Dataset excerpt:

%%

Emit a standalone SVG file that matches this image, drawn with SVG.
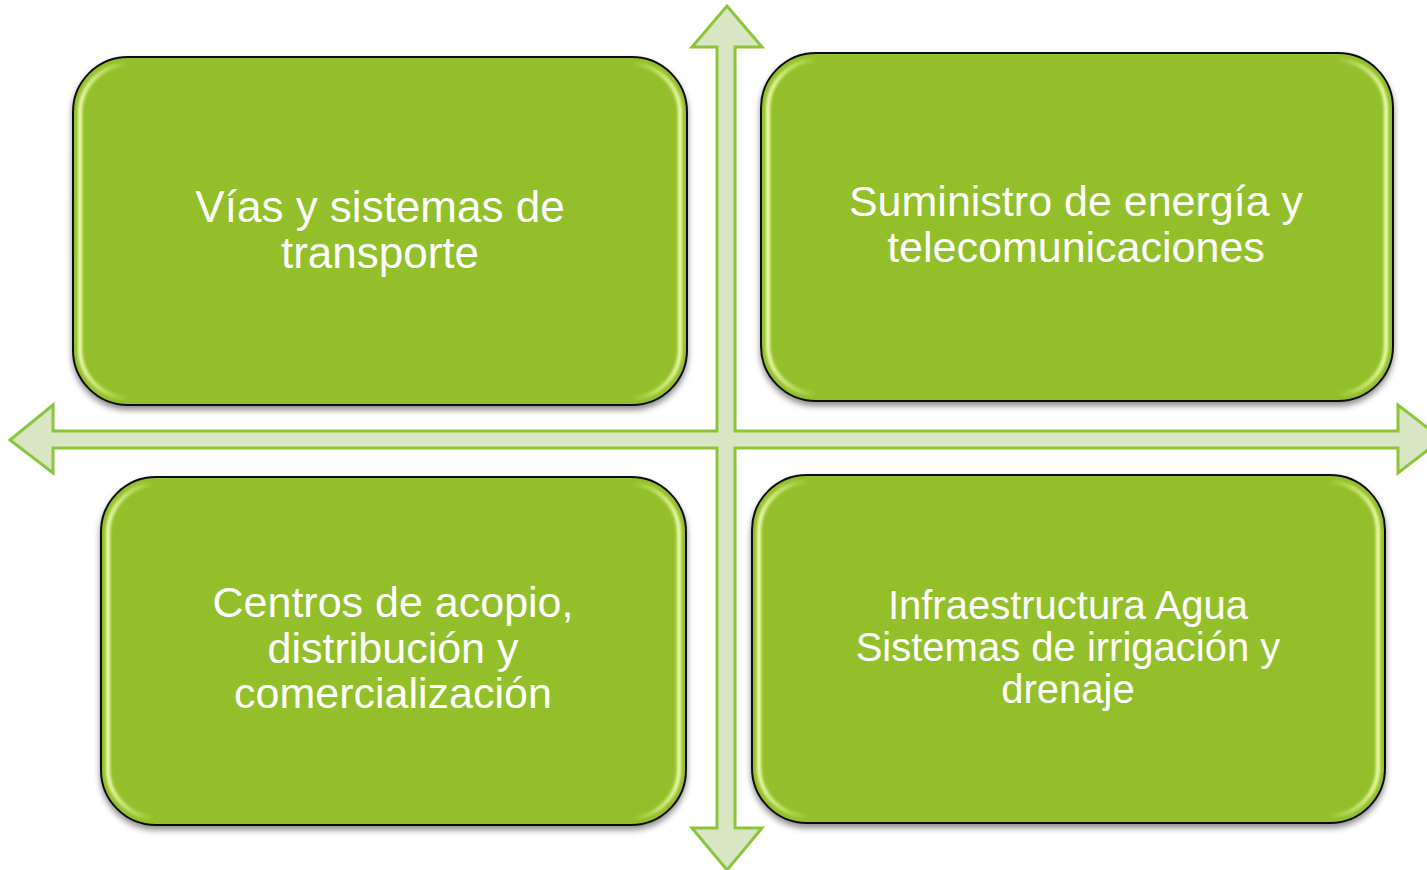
<svg xmlns="http://www.w3.org/2000/svg" width="1427" height="870" viewBox="0 0 1427 870">
  <defs>
    <filter id="shadow" x="-10%" y="-10%" width="120%" height="125%">
      <feGaussianBlur in="SourceAlpha" stdDeviation="3"/>
      <feOffset dx="0" dy="4" result="b"/>
      <feComponentTransfer><feFuncA type="linear" slope="0.45"/></feComponentTransfer>
      <feMerge><feMergeNode/><feMergeNode in="SourceGraphic"/></feMerge>
    </filter>
    <filter id="glow" x="-5%" y="-5%" width="110%" height="110%">
      <feGaussianBlur stdDeviation="1.6"/>
    </filter>
    <linearGradient id="hl" x1="0" y1="0" x2="1" y2="0">
      <stop offset="0" stop-color="#f4ffb8" stop-opacity="1"/>
      <stop offset="0.04" stop-color="#e8fa9a" stop-opacity="0.6"/>
      <stop offset="0.08" stop-color="#e8fa9a" stop-opacity="0"/>
      <stop offset="0.92" stop-color="#e8fa9a" stop-opacity="0"/>
      <stop offset="0.96" stop-color="#e8fa9a" stop-opacity="0.6"/>
      <stop offset="1" stop-color="#f4ffb8" stop-opacity="1"/>
    </linearGradient>
  </defs>
  <style>
    .box { fill: #93C02A; stroke: #111111; stroke-width: 2; }
    .hl { fill: none; stroke: url(#hl); stroke-width: 4; }
    .lbl { fill: #ffffff; font-family: "Liberation Sans", Arial, sans-serif; text-anchor: middle; }
    .cross { fill: #D8E6C4; stroke: #8DC43A; stroke-width: 3; stroke-linejoin: miter; }
  </style>
  <rect width="1427" height="870" fill="#ffffff"/>

  <g id="connectors">
    <path class="cross" d="M727,6 L762,47 L735,47 L735,431 L1398,431 L1398,405 L1442,439 L1398,473 L1398,448 L735,448 L735,828 L762,828 L727,870 L692,828 L717,828 L717,448 L53,448 L53,473 L10,440 L53,405 L53,431 L717,431 L717,47 L692,47 Z"/>
  </g>

  <g id="node-vias">
    <rect class="box" x="73" y="57" width="614" height="348" rx="55" ry="55" filter="url(#shadow)"/>
    <rect class="hl" x="80" y="64" width="600" height="334" rx="49" ry="49" filter="url(#glow)"/>
    <text class="lbl" font-size="44"><tspan x="380" y="222">Vías y sistemas de</tspan><tspan x="380" y="268">transporte</tspan></text>
  </g>

  <g id="node-energia">
    <rect class="box" x="761" y="53" width="632" height="348" rx="55" ry="55" filter="url(#shadow)"/>
    <rect class="hl" x="768" y="60" width="618" height="334" rx="49" ry="49" filter="url(#glow)"/>
    <text class="lbl" font-size="43"><tspan x="1076" y="216">Suministro de energía y</tspan><tspan x="1076" y="262">telecomunicaciones</tspan></text>
  </g>

  <g id="node-centros">
    <rect class="box" x="101" y="477" width="585" height="348" rx="55" ry="55" filter="url(#shadow)"/>
    <rect class="hl" x="108" y="484" width="571" height="334" rx="49" ry="49" filter="url(#glow)"/>
    <text class="lbl" font-size="43"><tspan x="393" y="617">Centros de acopio,</tspan><tspan x="393" y="663">distribución y</tspan><tspan x="393" y="708">comercialización</tspan></text>
  </g>

  <g id="node-agua">
    <rect class="box" x="752" y="475" width="633" height="348" rx="55" ry="55" filter="url(#shadow)"/>
    <rect class="hl" x="759" y="482" width="619" height="334" rx="49" ry="49" filter="url(#glow)"/>
    <text class="lbl" font-size="40"><tspan x="1068" y="619">Infraestructura Agua</tspan><tspan x="1068" y="661">Sistemas de irrigación y</tspan><tspan x="1068" y="703">drenaje</tspan></text>
  </g>
</svg>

%%

What is expected:
Pictures are excluded; output everything else in the data verbatim.

Complete output:
Emit a standalone SVG file that matches this image, drawn with SVG.
<svg xmlns="http://www.w3.org/2000/svg" width="1427" height="870" viewBox="0 0 1427 870">
  <defs>
    <filter id="shadow" x="-10%" y="-10%" width="120%" height="125%">
      <feGaussianBlur in="SourceAlpha" stdDeviation="3"/>
      <feOffset dx="0" dy="4" result="b"/>
      <feComponentTransfer><feFuncA type="linear" slope="0.45"/></feComponentTransfer>
      <feMerge><feMergeNode/><feMergeNode in="SourceGraphic"/></feMerge>
    </filter>
    <filter id="glow" x="-5%" y="-5%" width="110%" height="110%">
      <feGaussianBlur stdDeviation="1.6"/>
    </filter>
    <linearGradient id="hl" x1="0" y1="0" x2="1" y2="0">
      <stop offset="0" stop-color="#f4ffb8" stop-opacity="1"/>
      <stop offset="0.04" stop-color="#e8fa9a" stop-opacity="0.6"/>
      <stop offset="0.08" stop-color="#e8fa9a" stop-opacity="0"/>
      <stop offset="0.92" stop-color="#e8fa9a" stop-opacity="0"/>
      <stop offset="0.96" stop-color="#e8fa9a" stop-opacity="0.6"/>
      <stop offset="1" stop-color="#f4ffb8" stop-opacity="1"/>
    </linearGradient>
  </defs>
  <style>
    .box { fill: #93C02A; stroke: #111111; stroke-width: 2; }
    .hl { fill: none; stroke: url(#hl); stroke-width: 4; }
    .lbl { fill: #ffffff; font-family: "Liberation Sans", Arial, sans-serif; text-anchor: middle; }
    .cross { fill: #D8E6C4; stroke: #8DC43A; stroke-width: 3; stroke-linejoin: miter; }
  </style>
  <rect width="1427" height="870" fill="#ffffff"/>

  <g id="connectors">
    <path class="cross" d="M727,6 L762,47 L735,47 L735,431 L1398,431 L1398,405 L1442,439 L1398,473 L1398,448 L735,448 L735,828 L762,828 L727,870 L692,828 L717,828 L717,448 L53,448 L53,473 L10,440 L53,405 L53,431 L717,431 L717,47 L692,47 Z"/>
  </g>

  <g id="node-vias">
    <rect class="box" x="73" y="57" width="614" height="348" rx="55" ry="55" filter="url(#shadow)"/>
    <rect class="hl" x="80" y="64" width="600" height="334" rx="49" ry="49" filter="url(#glow)"/>
    <text class="lbl" font-size="44"><tspan x="380" y="222">Vías y sistemas de</tspan><tspan x="380" y="268">transporte</tspan></text>
  </g>

  <g id="node-energia">
    <rect class="box" x="761" y="53" width="632" height="348" rx="55" ry="55" filter="url(#shadow)"/>
    <rect class="hl" x="768" y="60" width="618" height="334" rx="49" ry="49" filter="url(#glow)"/>
    <text class="lbl" font-size="43"><tspan x="1076" y="216">Suministro de energía y</tspan><tspan x="1076" y="262">telecomunicaciones</tspan></text>
  </g>

  <g id="node-centros">
    <rect class="box" x="101" y="477" width="585" height="348" rx="55" ry="55" filter="url(#shadow)"/>
    <rect class="hl" x="108" y="484" width="571" height="334" rx="49" ry="49" filter="url(#glow)"/>
    <text class="lbl" font-size="43"><tspan x="393" y="617">Centros de acopio,</tspan><tspan x="393" y="663">distribución y</tspan><tspan x="393" y="708">comercialización</tspan></text>
  </g>

  <g id="node-agua">
    <rect class="box" x="752" y="475" width="633" height="348" rx="55" ry="55" filter="url(#shadow)"/>
    <rect class="hl" x="759" y="482" width="619" height="334" rx="49" ry="49" filter="url(#glow)"/>
    <text class="lbl" font-size="40"><tspan x="1068" y="619">Infraestructura Agua</tspan><tspan x="1068" y="661">Sistemas de irrigación y</tspan><tspan x="1068" y="703">drenaje</tspan></text>
  </g>
</svg>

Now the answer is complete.